Tenders of the sky
Since 2011, 6.4 per cent of the 1,100-plus yachts delivered have been fitted with a helipad. It is a relatively small figure that seems destined to rise, or will it?
Since 2011, 6.4 per cent of the 1,100-plus yachts delivered (and in build at the time of writing) have been fitted with a helipad. It is a relatively small figure that seems destined to rise as the average size of vessels able to accommodate such aircraft continues to grow. But will it?

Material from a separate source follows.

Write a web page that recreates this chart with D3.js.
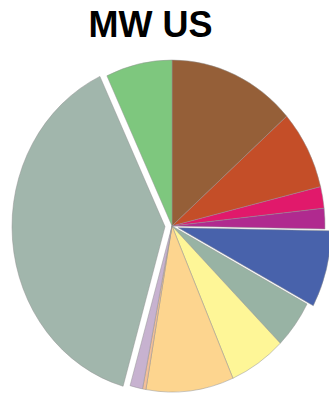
<!DOCTYPE html>
<html>
<head>
<meta charset="utf-8">
<script src="https://cdn.jsdelivr.net/npm/d3@7/dist/d3.min.js"></script>
<style>
  html, body { margin: 0; padding: 0; background: #fff; }
  svg { display: block; }
</style>
</head>
<body>
<svg id="chart" width="329" height="394"></svg>
<script>
// Share of installed MW by source (percent), clockwise from 12 o'clock
const categories = ["Source A", "Source B", "Source C", "Source D", "Source E", "Source F",
                    "Source G", "Source H", "Source I", "Source J", "Source K", "Source L"];
const values = [13.5, 7.7, 2.1, 2.0, 7.5, 4.7, 6.0, 9.25, 0.36, 1.33, 38.6, 7.0];
const colors = ["#955f38", "#c44e28", "#e1196b", "#b02a8f", "#4862ab", "#98b3a4",
                "#fef697", "#fdd58f", "#f3bf98", "#c7b2d0", "#a1b6ac", "#7ec77e"];
const exploded = ["Source E", "Source K"];
const title = "MW US";

const svg = d3.select("#chart");

svg.append("text")
  .attr("x", 150.5)
  .attr("y", 37)
  .attr("text-anchor", "middle")
  .attr("font-family", "'Liberation Sans', Arial, sans-serif")
  .attr("font-weight", "bold")
  .attr("font-size", 36)
  .attr("fill", "#000")
  .text(title);

const radius = 166;
const cx = 172, cy = 226;
const sx = 153 / 166;   // pie is drawn slightly narrower than tall

const data = categories.map((c, i) => ({ cat: c, value: values[i], color: colors[i] }));

const pie = d3.pie().sort(null).value(d => d.value);
const arc = d3.arc().innerRadius(0).outerRadius(radius);

const g = svg.append("g")
  .attr("transform", `translate(${cx},${cy}) scale(${sx},1)`);

const explodeDist = { "Source E": 7, "Source K": 7.6 };

g.selectAll("path")
  .data(pie(data))
  .join("path")
  .attr("d", arc)
  .attr("fill", d => d.data.color)
  .attr("stroke", "#8f8f8f")
  .attr("stroke-width", 0.5)
  .attr("transform", d => {
    if (!exploded.includes(d.data.cat)) return null;
    const mid = (d.startAngle + d.endAngle) / 2;
    const k = explodeDist[d.data.cat];
    return `translate(${k * Math.sin(mid)},${-k * Math.cos(mid)})`;
  });
</script>
</body>
</html>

At the Global Superyacht Forum in November last year, chairman of Dornier Seawings — and owner of 35.6m sailing yacht Tiziana — Conrado Dornier challenged this thinking as he presented the company’s Seastar seaplane. Outlining its many benefits, Dornier suggested that this form of transportation is likely to become more popular in the coming years. With a greater range, speed and lower running costs than a helicopter, a seaplane can provide an owner with a great deal of flexibility.
Conrado Dornier at the Global Superyacht Forum
“We’ve neglected how suitable the sea is as a runway,” explains Dornier, before making a direct comparison between the Seastar – which can carry two crew and 12 guests – and an equivalent helicopter. “A helicopter of that size would be a Sikorsky S-76 or an Airbus Dauphin and would cost about USD 12 million, whereas our Seastar costs USD 7 million. Then there are the running costs, which are a third of that of an equivalent helicopter.”
Over the past six years, the market has been introduced to a handful of toys to get owners into the air. For instance, the Icon A5 is a two- seater, single-engine amphibious aircraft constructed from carbon fibre. While its range is less than half of that of the Seastar at 427nm, its strength lies in its design, ease of use and storability. Thanks to its foldable wings, its 10.6m wingspan is significantly reduced for easy stowage. Lisa Airplanes’ Akoya, meanwhile, another two-seater aircraft, also features folding wings and goes a step further by allowing the pilot to land on snow with skis automatically deployed on to the wheels at the touch of a button. Both James Bondesque aircraft are sleek in style and operation, but while the Seastar is a practical airplane, it shows its age when compared with the latest generation of design.
There are also operational considerations to take into account. “The advantage of a helicopter is that you can take off when the seas are rough, whereas a seaplane is a slightly different issue,” explains Mike Hitch, captain of Golden Odyssey, who commands the Golden Fleet which includes Golden Shadow. This support vessel features a submersible platform to launch and recover Golden Eye, a Cessna 208 Caravan.
The experienced seaman recalls how he and his crew had to devise a plan to launch Golden Eye while in a swell in the middle of the Red Sea. “We used what was then the old Golden Odyssey to make our own runway,” says Hitch. “We set off at about 17 knots, going as fast as we could, flattening the sea as we went, and the seaplane came flying up behind us – my heart was in my mouth!”
Hitch goes on to highlight a further operational restriction in flying a seaplane at night. While a helicopter can be flown and landed safely on board at any time, a seaplane requires natural daylight to be able to take off and land safely on the sea. It is worth noting, though, that unlike a helicopter, a seaplane allows an owner to visit friends quickly without the need for a special platform on the superyacht to accommodate it, and when additional space on deck is needed, the aircraft can be floated behind the mothership.
“I’ve discussed the options with clients over the past five years and while they find the idea of a seaplane interesting, they’ve stuck with helicopters,” says Martin Francis, designer of 67m shadow vessel Golden Shadow.